### Given request
Every line that holds "this" should be shown.
□ □ □ □
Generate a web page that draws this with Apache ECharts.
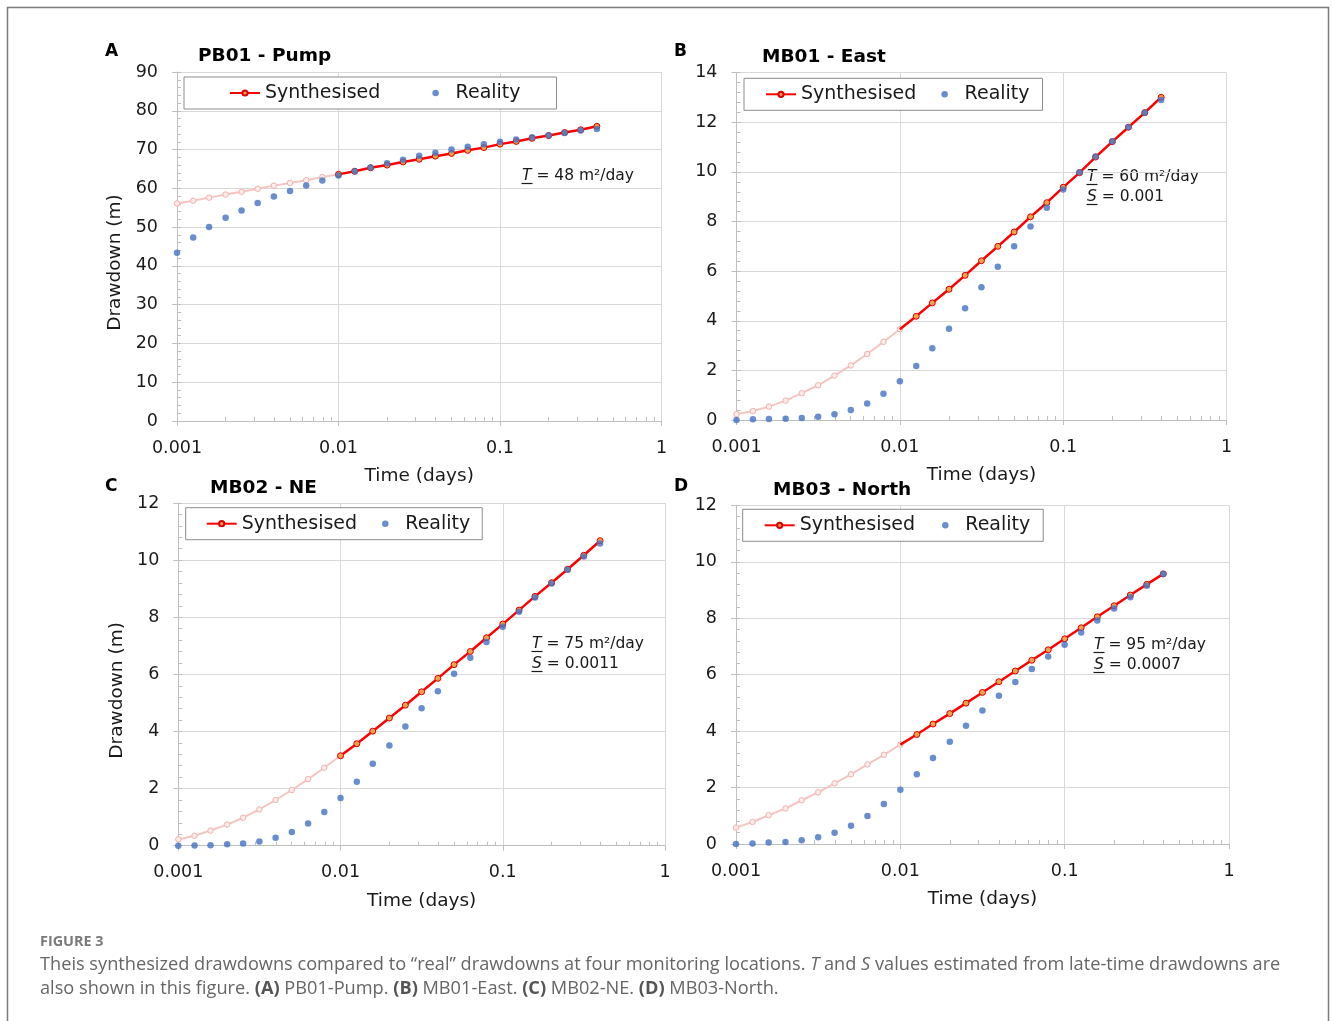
<!DOCTYPE html>
<html>
<head>
<meta charset="utf-8">
<title>Theis drawdowns</title>
<script src="https://cdn.jsdelivr.net/npm/echarts@6/dist/echarts.min.js"></script>
<style>
  html, body { margin: 0; padding: 0; background: #fff; }
  #chart { width: 1333px; height: 1021px; }
</style>
</head>
<body>
<div id="chart"></div>
<script>
// Sampling times (days), ten per log decade
const TIME = [0.001, 0.00126, 0.00158, 0.002, 0.00251, 0.00316, 0.00398, 0.00501, 0.00631, 0.00794,
              0.01, 0.0126, 0.0158, 0.02, 0.0251, 0.0316, 0.0398, 0.0501, 0.0631, 0.0794,
              0.1, 0.126, 0.158, 0.2, 0.251, 0.316, 0.398];

// Minor tick positions on the log time axis
const X_MINOR_TICKS = [0.002, 0.003, 0.004, 0.005, 0.006, 0.007, 0.008, 0.009,
                       0.02, 0.03, 0.04, 0.05, 0.06, 0.07, 0.08, 0.09,
                       0.2, 0.3, 0.4, 0.5, 0.6, 0.7, 0.8, 0.9];
const X_TICK_LABELS = ['0.001', '0.01', '0.1', '1'];

// Panel titles
const PANEL_LETTERS = ['A', 'B', 'C', 'D'];
const PANEL_TITLES = ['PB01 - Pump', 'MB01 - East', 'MB02 - NE', 'MB03 - North'];

// Drawdown (m): synthesised (Theis) and observed ("reality")
const SYN_A = [56.1, 56.8, 57.6, 58.4, 59.1, 59.9, 60.7, 61.4, 62.1, 62.9, 63.6,
               64.4, 65.3, 66.0, 66.8, 67.5, 68.3, 69.0, 69.8, 70.5, 71.4, 72.1, 72.9, 73.6, 74.4, 75.1, 76.0];
const REAL_A = [43.4, 47.3, 50.0, 52.4, 54.3, 56.2, 57.9, 59.3, 60.7, 62.0, 63.3,
                64.4, 65.4, 66.5, 67.4, 68.4, 69.2, 70.0, 70.7, 71.4, 72.0, 72.6, 73.2, 73.7, 74.3, 74.9, 75.3];

const SYN_B = [0.23, 0.36, 0.54, 0.78, 1.08, 1.40, 1.79, 2.20, 2.66, 3.15, 3.66,
               4.18, 4.72, 5.27, 5.83, 6.42, 7.00, 7.58, 8.19, 8.76, 9.38, 9.97, 10.60, 11.22, 11.80, 12.39, 13.01];
const REAL_B = [0.0, 0.03, 0.04, 0.05, 0.08, 0.13, 0.23, 0.40, 0.67, 1.06, 1.56,
                2.18, 2.89, 3.68, 4.50, 5.35, 6.18, 7.00, 7.80, 8.56, 9.29, 9.99, 10.62, 11.24, 11.81, 12.39, 12.90];

const SYN_C = [0.22, 0.35, 0.53, 0.74, 0.98, 1.27, 1.60, 1.95, 2.33, 2.73, 3.15,
               3.57, 4.01, 4.47, 4.92, 5.39, 5.86, 6.34, 6.80, 7.28, 7.76, 8.25, 8.73, 9.21, 9.68, 10.17, 10.68];
const REAL_C = [0.0, 0.01, 0.02, 0.05, 0.08, 0.15, 0.28, 0.48, 0.78, 1.18, 1.67,
                2.24, 2.87, 3.51, 4.17, 4.81, 5.41, 6.02, 6.58, 7.13, 7.67, 8.19, 8.69, 9.18, 9.66, 10.13, 10.58];

const SYN_D = [0.58, 0.78, 1.02, 1.26, 1.55, 1.83, 2.15, 2.47, 2.82, 3.16, 3.52,
               3.88, 4.25, 4.62, 4.99, 5.37, 5.75, 6.13, 6.51, 6.88, 7.27, 7.66, 8.05, 8.44, 8.82, 9.20, 9.57];
const REAL_D = [0.0, 0.02, 0.05, 0.07, 0.13, 0.24, 0.40, 0.65, 0.99, 1.42, 1.92,
                2.47, 3.05, 3.62, 4.19, 4.73, 5.25, 5.74, 6.20, 6.64, 7.06, 7.49, 7.92, 8.34, 8.74, 9.15, 9.57];

// Index where the late-time (fitted) part of the synthesised curve begins
const LATE_START = 10;

// Y axis ranges
const Y_MAX = [90, 14, 12, 12];
const Y_STEP = [10, 2, 2, 2];

// Estimated aquifer parameters
const PARAMS = [
  [['T', ' = 48 m²/day']],
  [['T', ' = 60 m²/day'], ['S', ' = 0.001']],
  [['T', ' = 75 m²/day'], ['S', ' = 0.0011']],
  [['T', ' = 95 m²/day'], ['S', ' = 0.0007']]
];

const SYN = [SYN_A, SYN_B, SYN_C, SYN_D];
const REAL = [REAL_A, REAL_B, REAL_C, REAL_D];

// ---- layout ----
const FONT = 'DejaVu Sans';
const GRIDS = [
  { left: 177,   top: 72,    width: 484.5, height: 349 },
  { left: 736.5, top: 72.7,  width: 490,   height: 347.3 },
  { left: 178.3, top: 503,   width: 486.7, height: 342.7 },
  { left: 736,   top: 505.3, width: 493,   height: 338.7 }
];
const LEGENDS = [
  { left: 184,   top: 77,    itemGap: 52, padding: [5, 36, 5, 45] },
  { left: 744,   top: 78.3,  itemGap: 25, padding: [5, 13, 5, 21] },
  { left: 185.7, top: 507.7, itemGap: 25, padding: [5, 12, 5, 20] },
  { left: 742.7, top: 509.3, itemGap: 27, padding: [5, 13, 5, 21] }
];
const LETTER_POS = [[105, 52], [674, 52], [105, 487], [674, 487]];
const TITLE_POS = [[198, 56], [762, 57], [210, 488], [773, 490]];
const PARAM_POS = [[522, 176], [1087, 177], [532, 644], [1094, 645]];

const AXIS_GREY = '#bfbfbf';
const GRID_GREY = '#d9d9d9';
const TEXT = '#1a1a1a';

const grid = [], xAxis = [], yAxis = [], series = [], legend = [], graphic = [];

for (let i = 0; i < 4; i++) {
  grid.push(Object.assign({ containLabel: false }, GRIDS[i]));

  // main time axis
  xAxis.push({
    type: 'log', logBase: 10, gridIndex: i, min: 0.001, max: 1,
    name: 'Time (days)', nameLocation: 'middle', nameGap: 46,
    nameTextStyle: { fontFamily: FONT, fontSize: 18.5, color: TEXT },
    axisLine: { show: true, lineStyle: { color: AXIS_GREY, width: 1 } },
    axisTick: { show: true, inside: false, length: 5, lineStyle: { color: AXIS_GREY } },
    minorTick: { show: false },
    axisLabel: {
      fontFamily: FONT, fontSize: 17.5, color: TEXT, margin: 18,
      formatter: v => X_TICK_LABELS[Math.round(Math.log10(v)) + 3]
    },
    splitLine: { show: true, lineStyle: { color: GRID_GREY, width: 1 } }
  });
  // minor ticks (2..9 in each decade), pointing into the plot
  xAxis.push({
    type: 'log', logBase: 10, gridIndex: i, min: 0.001, max: 1, position: 'bottom',
    axisLine: { show: false },
    axisLabel: { show: false },
    splitLine: { show: false },
    axisTick: { show: true, inside: true, length: 4, customValues: X_MINOR_TICKS,
                lineStyle: { color: AXIS_GREY } }
  });

  const isLeft = (i % 2 === 0);
  yAxis.push({
    type: 'value', gridIndex: i, min: 0, max: Y_MAX[i], interval: Y_STEP[i], position: 'left',
    name: isLeft ? 'Drawdown (m)' : '',
    nameLocation: 'middle', nameGap: 52,
    nameTextStyle: { fontFamily: FONT, fontSize: 18.5, color: TEXT, padding: [0, 32, 0, 0] },
    axisLine: { show: true, lineStyle: { color: AXIS_GREY, width: 1 } },
    axisTick: { show: true, inside: false, length: 5, lineStyle: { color: AXIS_GREY } },
    axisLabel: { fontFamily: FONT, fontSize: 17.5, color: TEXT, margin: 19 },
    splitLine: { show: true, lineStyle: { color: GRID_GREY, width: 1 } }
  });
  yAxis.push({
    type: 'value', gridIndex: i, min: 0, max: Y_MAX[i], interval: Y_STEP[i] / 5, position: 'left',
    axisLine: { show: false },
    axisLabel: { show: false },
    splitLine: { show: false },
    axisTick: { show: true, inside: true, length: 4, lineStyle: { color: AXIS_GREY } }
  });

  const syn = SYN[i], real = REAL[i];
  const early = [], late = [], obs = [];
  for (let k = 0; k < TIME.length; k++) {
    if (k <= LATE_START) early.push([TIME[k], syn[k]]);
    if (k >= LATE_START) {
      // in B and D the fitted line starts just after the 0.01 d sample
      const item = { value: [TIME[k], syn[k]] };
      if (k === LATE_START && (i === 1 || i === 3)) item.symbol = 'none';
      late.push(item);
    }
    obs.push([TIME[k], real[k]]);
  }

  series.push({
    type: 'line', name: 'Synthesised early', xAxisIndex: 2 * i, yAxisIndex: 2 * i,
    data: early, symbol: 'circle', symbolSize: 5.5, showSymbol: true,
    lineStyle: { color: '#f6c5c2', width: 2 },
    itemStyle: { color: '#fdeceb', borderColor: '#f1b2ae', borderWidth: 1 },
    z: 2, silent: true
  });
  series.push({
    type: 'line', name: 'Synthesised', xAxisIndex: 2 * i, yAxisIndex: 2 * i,
    data: late, symbol: 'circle', symbolSize: 6, showSymbol: true,
    lineStyle: { color: '#ff0000', width: 2.5 },
    itemStyle: { color: '#f7a04b', borderColor: '#d90000', borderWidth: 1 },
    z: 3, silent: true
  });
  series.push({
    type: 'scatter', name: 'Reality', xAxisIndex: 2 * i, yAxisIndex: 2 * i,
    data: obs, symbol: 'circle', symbolSize: 6.5,
    itemStyle: { color: '#4472c4' },
    z: 4, silent: true
  });

  legend.push(Object.assign({
    orient: 'horizontal', data: ['Synthesised', 'Reality'],
    itemWidth: 30, itemHeight: 6.5,
    borderColor: '#8c8c8c', borderWidth: 1, borderRadius: 0,
    backgroundColor: '#ffffff', selectedMode: false,
    textStyle: { fontFamily: FONT, fontSize: 19, color: TEXT, lineHeight: 22 }
  }, LEGENDS[i]));

  // panel letter and title
  graphic.push({
    type: 'text', x: LETTER_POS[i][0], y: LETTER_POS[i][1],
    style: { text: PANEL_LETTERS[i], fontFamily: FONT, fontWeight: 'bold', fontSize: 17,
             fill: '#000', verticalAlign: 'middle' }
  });
  graphic.push({
    type: 'text', x: TITLE_POS[i][0], y: TITLE_POS[i][1],
    style: { text: PANEL_TITLES[i], fontFamily: FONT, fontWeight: 'bold', fontSize: 18.5,
             fill: '#000', verticalAlign: 'middle' }
  });

  // parameter annotation with underlined italic symbol
  PARAMS[i].forEach((line, j) => {
    const x = PARAM_POS[i][0], y = PARAM_POS[i][1] + j * 20;
    graphic.push({
      type: 'text', x: x, y: y,
      style: {
        text: '{it|' + line[0] + '}' + line[1],
        fontFamily: FONT, fontSize: 15.5, fill: TEXT, verticalAlign: 'middle',
        rich: { it: { fontFamily: FONT, fontSize: 15.5, fontStyle: 'italic', fill: TEXT } }
      }
    });
    graphic.push({
      type: 'line', shape: { x1: x - 0.5, y1: y + 7.5, x2: x + 10.5, y2: y + 7.5 },
      style: { stroke: TEXT, lineWidth: 1.2 }
    });
  });
}

// figure frame
graphic.push({
  type: 'rect', shape: { x: 7.5, y: 7.5, width: 1321, height: 1100 },
  style: { fill: 'none', stroke: '#7a7a7a', lineWidth: 1.5 }, z: -1
});

// figure caption
const CAP_FONT = 'Open Sans';
const CAP_SIZE = 18.2;
graphic.push({
  type: 'text', x: 40, y: 942,
  style: { text: 'FIGURE 3', fontFamily: CAP_FONT, fontWeight: 'bold', fontSize: 14.4,
           fill: '#7a7a7a', verticalAlign: 'middle' }
});
const capRich = {
  i: { fontFamily: CAP_FONT, fontSize: CAP_SIZE, fontStyle: 'italic', fill: '#666' },
  b: { fontFamily: CAP_FONT, fontSize: CAP_SIZE, fontWeight: 'bold', fill: '#555' }
};
graphic.push({
  type: 'text', x: 40, y: 965,
  style: {
    text: 'Theis synthesized drawdowns compared to “real” drawdowns at four monitoring locations. {i|T} and {i|S} values estimated from late-time drawdowns are',
    fontFamily: CAP_FONT, fontSize: CAP_SIZE, fill: '#666', verticalAlign: 'middle', rich: capRich
  }
});
graphic.push({
  type: 'text', x: 40, y: 989,
  style: {
    text: 'also shown in this figure. {b|(A)} PB01-Pump. {b|(B)} MB01-East. {b|(C)} MB02-NE. {b|(D)} MB03-North.',
    fontFamily: CAP_FONT, fontSize: CAP_SIZE, fill: '#666', verticalAlign: 'middle', rich: capRich
  }
});

const chart = echarts.init(document.getElementById('chart'), null, { renderer: 'canvas' });
chart.setOption({
  backgroundColor: '#ffffff',
  animation: false,
  grid: grid,
  xAxis: xAxis,
  yAxis: yAxis,
  legend: legend,
  series: series,
  graphic: graphic
});
</script>
</body>
</html>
□ □ □ □
### Complete response
Generate a web page that draws this with Apache ECharts.
    text: 'also shown in this figure. {b|(A)} PB01-Pump. {b|(B)} MB01-East. {b|(C)} MB02-NE. {b|(D)} MB03-North.',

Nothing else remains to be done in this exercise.